Certa
feita estava escalado no Radar e fui ter com tia, para perguntar o
que fazer com um caso diferente qualquer, nem me lembro mais qual
era. Estávamos muito mal acostumados com a disponibilidade da
Clarividente, tudo perguntando, mesmo já sabendo, “só para ter
certeza”. Era uma noite de quarta-feira e Tia estava na sala da
Casa-Grande, com os principais Devas, entregando cavaleiros ou o povo
aos mestres, não sei direito.
Cheguei
por trás mesa, bem juntinho de um dos seus ouvidos e fiz lá a minha
pergunta. Para minha surpresa, ela começou a dizer, em voz alta,
olhando para mim, algo como: - Que é isso? Me respeite. Não aceito
isso. Vá embora daqui...etc. Todos na sala me olharam assustados,
imaginando que coisa horrível eu não devia ter dito para ela; até
Mestre Fróes me puxou pela camisa e disse que era melhor eu sair
dali. Atônito, envergonhado, voltei para o templo sem entender nada
e passei o resto do trabalho tentando me harmonizar para não piorar
as coisas, com toda aquela responsabilidade da corrente-mestra nas
costas.
Sou
obrigado a confessar que fiquei zangado com Tia achando que, daquela
vez, ela pirara mesmo.

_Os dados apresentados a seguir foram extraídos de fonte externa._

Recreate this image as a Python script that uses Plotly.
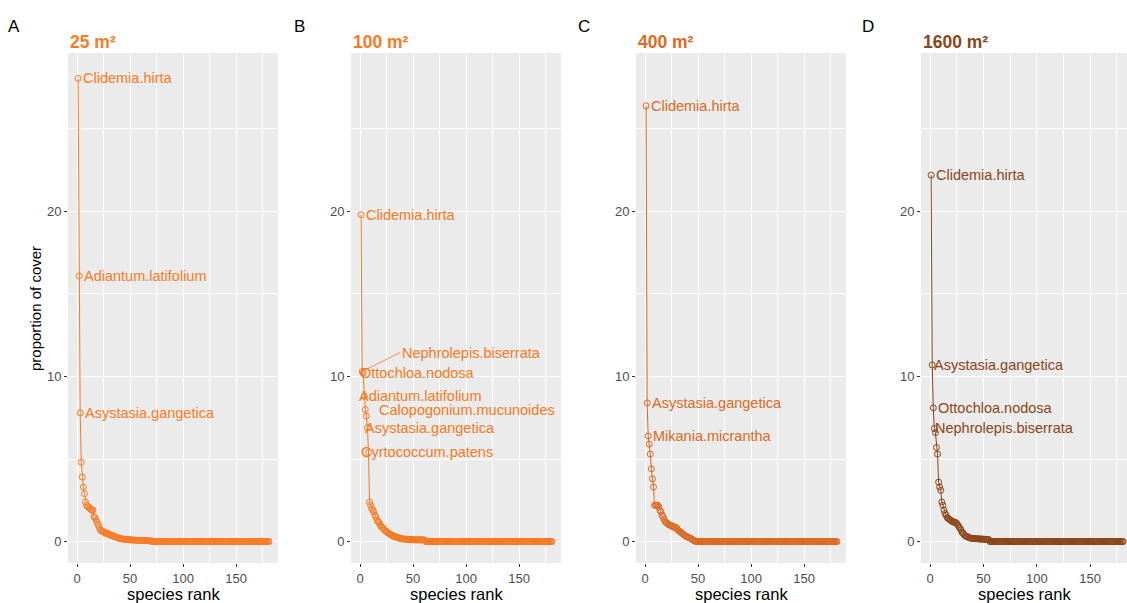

No outro dia, pela manhã, passei pela Casa
Grande antes de vir para a cidade, disposto a esclarecer o que
acontecera. Entrei pelo escritório do Seu Mário e vim andando pelo
estreito corredor que levava até uma saleta, antes da sala de
visitas, e tinha, à esquerda, o banheiro, a direita o quarto do
casal. Vi Tia sozinha no quarto, sentada em uma cadeira de balanço,
passando muito mal.
Parecia
que o ar que lhe chegava pelo tubo preso ao nariz estava falhando,
pois ela já deixara um dos braços cair pelo lado da cadeira e
mantinha a mão do outro braço sobre o peito. Antes que pudesse
acudi-la, na verdade, pelo que me ocorria, correndo atrás de Guto ou
de Preu, que sabiam como mexer com a bala de oxigênio, ouvi-a dizer
algo absolutamente inesperado para as circunstâncias. Em vez de
dizer “socorro”, "está doendo" ou “ai, meu Deus”,
ela disse: - Jesus, eu te amo! Quem diria isso em um momento assim,
quando a própria sobrevivência está duvidosa? Quando a dor se
impõe e a consciência vai se perdendo? Fiquei tão surpreso quanto
encantado.
Era
a forma mais linda que já vira de se dizer: “o conhecimento de que
tudo é bom nos liberta do mal”. Foi preciso um esforço enorme
para reagir e buscar ajuda. Passado o susto, tomado pelo
arrependimento dos pensamentos irados que tivera pela bronca
aparentemente sem sentido da véspera, comecei a repassar os
acontecimentos e a ficar em dúvida se ela estava, realmente, olhando
para mim, enquanto reclamava daquele jeito. Parecia, agora notava,
que olhava um pouco além de mim, mais atrás, como para alguém que
estivesse logo às minhas costas, provavelmente dizendo palavras bem
diferentes das minhas, que a teriam irritado tanto.
Vendo
e ouvindo o que só uma clarividente poderia. Muito provavelmente
enfrentando quem me acompanhava para me fazer o mal. Ah! O tempo é
um velho andarilho, cinzento e de pés gregos, que não se cansa, é
rápido, tudo leva... Mas nem tudo. Nem tudo.